Full River Red () is a 2023 historical suspense comedy film directed by Zhang Yimou, and stars Shen Teng and Jackson Yee, alongside Zhang Yi, Lei Jiayin, Wang Jiayi and Yue Yunpeng. It was released in theaters in China on January 22, 2023, the same day as the Chinese New Year Day.

Plot
The film chronicles a mystery case set in the beginning era of Southern Song dynasty. It is set four years after Yue Fei's death (around 1146). A mysterious murder occurs at Qin Hui's residence when he meets delegates from the rival Jin Dynasty. A soldier and a commander become entangled in a large conspiracy as one of the Jin envoys perishes and a confidential letter is reported missing. Righteous vigilantes are responsible for the incident and want to kill a suspected traitor.

Cast
The following cast is featured:
 Shen Teng as Zhang Da (张大), a recruited soldier without rank
 Jackson Yee as Sun Jun (孙均), the deputy commander of the guard battalion
 Zhang Yi as He Li (何立), the general manager of the grand chancellor bureau
 Lei Jiayin as Qin Hui, the grand chancellor
 Wang Jiayi (王佳怡) as Zither (Yao Qin 瑶琴), a dancing girl and Zhang Da's love
 Yue Yunpeng as Wu Yichun (武义淳), the vice general manager of the grand chancellor bureau
 Pan Binlong (潘斌龙) as Ding Sanwang (丁三旺), a Song soldier who dies
 Yu Ailei (余皑磊) as Liu Xi (刘喜), a Song dynasty peasant who is stabbed to death by He Li's mandate
 Guo Jingfei (郭京飞) as Wang Biao (王彪)
 Ou Hao as Zheng Wan (郑万), a Song soldier
 Wei Xiang (魏翔) as Hadeng (哈登), a Jin envoy who is killed
 Zhang Chi (张弛) as Chen Liang (陈亮), a Song soldier (left guard)
 Huang Yan (黄炎) as Hu Yong (胡永), a Song soldier (right guard) who is sentenced to death (beheading) as tribute to the Jin dynasty
 Xu Jingya (许静雅) as Lan Yu (蓝玉)
 Jiang Pengyu (蒋鹏宇) as Lüzhu (绿珠), a dancing girl
 Lin Boyang (林博洋) as Liu Yan (柳燕), a dancing girl who dies
 Fei Fan (飞凡) as Qingmei (青梅), a dancing girl
 Ren Sinuo (任思诺) as Yao Yatou (姚丫头), Liu Xi's daughter
 Chen Yongsheng (陈永胜) as a Song soldier
 Zhang Yinan (张壹男) as Chen Xi (陈锡), Song dynasty secretary
Some characters (such as He Li) are based on the novel General Yue Fei, written by Qian Cai during the Qing dynasty. Some characters also share names with historical people from other time periods such as Lan Yu, a general who was executed by Zhu Yuanzhang during the early Ming dynasty, and Lüzhu, an ancient Chinese singer.

Production

Development 

The title is from one of the most famous poems Man Jiang Hong attributed to Yue Fei. Yue Fei was a military general of the Southern Song Dynasty (1127-1279). He is a symbol of patriotism and loyalty to his country. However, Yue Fei was framed and executed by the Song emperor Zhao Gou along with Prime Minister Qin Hui. Although the poem is attributed to Yue Fei, there are theories that Yue Fei did not actually write it. Some even say that the poem was written in a different time period (e.g. after the Song dynasty), citing the fact that Helan mountains and Xiongnu are mentioned.
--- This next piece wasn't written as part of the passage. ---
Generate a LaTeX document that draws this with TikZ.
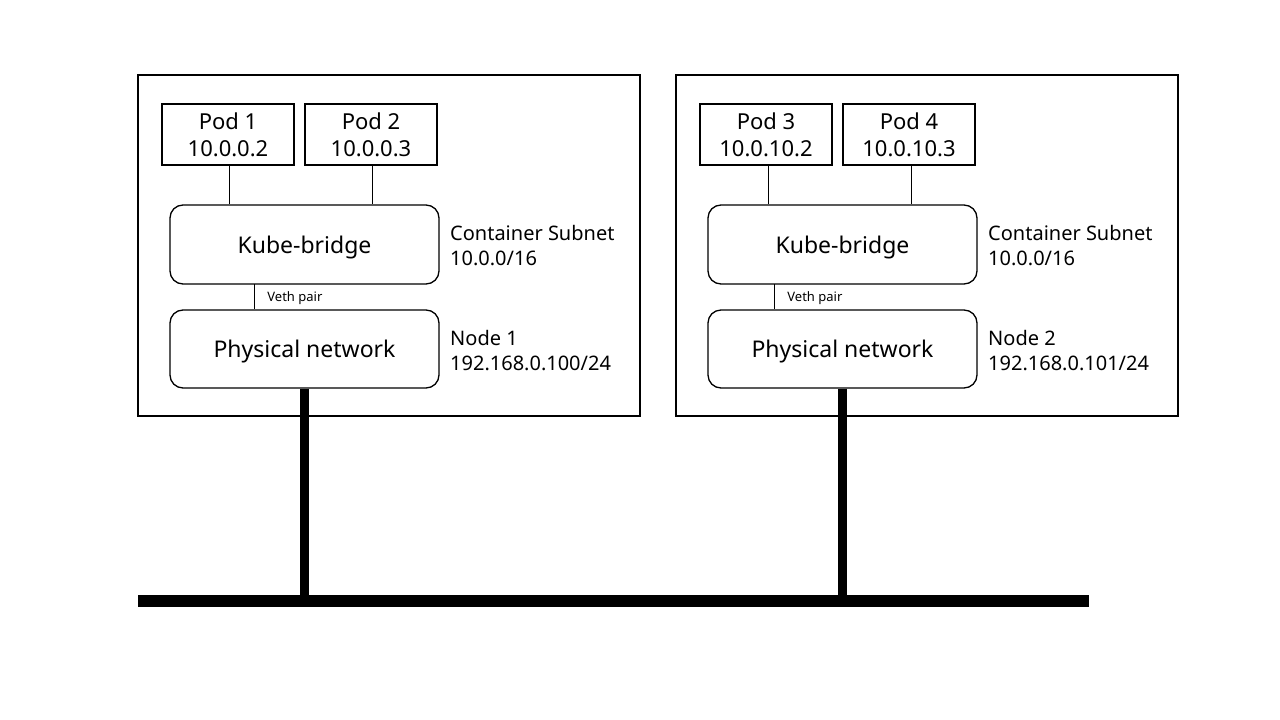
\documentclass[tikz,border=0pt]{standalone}
\usepackage{fontspec}
\setmainfont{Noto Sans}
\usepackage{tikz}

\begin{document}
\begin{tikzpicture}[x=1pt,y=-1pt,
  hostbox/.style={draw,line width=1.5pt,minimum width=502pt,minimum height=341pt,inner sep=0pt},
  podbox/.style={draw,line width=1.5pt,minimum width=132pt,minimum height=61pt,inner sep=0pt,
    align=center,text depth=0pt,font=\fontsize{22}{27}\selectfont},
  netbox/.style={draw,line width=1.3pt,rounded corners=13pt,minimum width=269pt,minimum height=79pt,
    inner sep=0pt,text depth=0pt,font=\fontsize{23}{27}\selectfont},
  info/.style={anchor=west,align=left,inner sep=0pt,font=\fontsize{20}{25}\selectfont},
  wire/.style={line width=0.8pt},
  trunk/.style={line width=9pt}]
\useasboundingbox (0,0) rectangle (1280,720);
\begin{scope}
% host 1
\node[hostbox] (host1) at (389,245.5) {};
\node[podbox] (pod1) at (228,134.5) {Pod 1\\10.0.0.2};
\node[podbox] (pod2) at (371,134.5) {Pod 2\\10.0.0.3};
\node[netbox] (kb1) at (304.5,244.5) {Kube-bridge};
\node[netbox,minimum height=78pt] (pn1) at (304.5,349) {Physical network};
\node[info] (sub1) at (450,246) {Container Subnet\\10.0.0/16};
\node[info] (nd1) at (450,351) {Node 1\\192.168.0.100/24};
\draw[wire] (pod1.south) ++(1,0) -- (kb1.north -| 229,0);
\draw[wire] (pod2.south) ++(1,0) -- (kb1.north -| 372,0);
\coordinate (v1) at (254,284);
\draw[wire] (v1) -- (v1 |- pn1.north) node[midway,anchor=west,inner sep=0pt,xshift=13pt,yshift=-1pt,
  font=\fontsize{13}{16}\selectfont] (veth1) {Veth pair};
% host 2
\node[hostbox] (host2) at (927,245.5) {};
\node[podbox] (pod3) at (766,134.5) {Pod 3\\10.0.10.2};
\node[podbox] (pod4) at (909,134.5) {Pod 4\\10.0.10.3};
\node[netbox] (kb2) at (842.5,244.5) {Kube-bridge};
\node[netbox,minimum height=78pt] (pn2) at (842.5,349) {Physical network};
\node[info] (sub2) at (988,246) {Container Subnet\\10.0.0/16};
\node[info] (nd2) at (988,351) {Node 2\\192.168.0.101/24};
\draw[wire] (kb2.north -| 768,0) -- (pod3.south -| 768,0);
\draw[wire] (kb2.north -| 911,0) -- (pod4.south -| 911,0);
\coordinate (v2) at (774,284);
\draw[wire] (v2) -- (v2 |- pn2.north) node[midway,anchor=west,inner sep=0pt,xshift=13pt,yshift=-1pt,
  font=\fontsize{13}{16}\selectfont] (veth2) {Veth pair};
% bus
\coordinate (busL) at (138,601);
\coordinate (busR) at (1089,601);
\draw[line width=12pt] (busL) -- (busR);
\draw[trunk] (pn1.south) -- (pn1.south |- busL);
\draw[trunk] (pn2.south) -- (pn2.south |- busL);
\end{scope}
\end{tikzpicture}
\end{document}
The poem Man Jiang Hong is recited during film by Qin Hui's double in front of the Song army.

Filming 
The film officially announced that the filming began on June 26, 2022. The filming took place in Taiyuan, Shanxi. It finished filming in August 2022.

Release
The film released the first trailer on December 27, 2022. On the same day, it also announced that the film was scheduled for release on January 22, 2023. On December 29, 2022, the film released the list of full cast. On January 5, 2023, it released the character names of full cast.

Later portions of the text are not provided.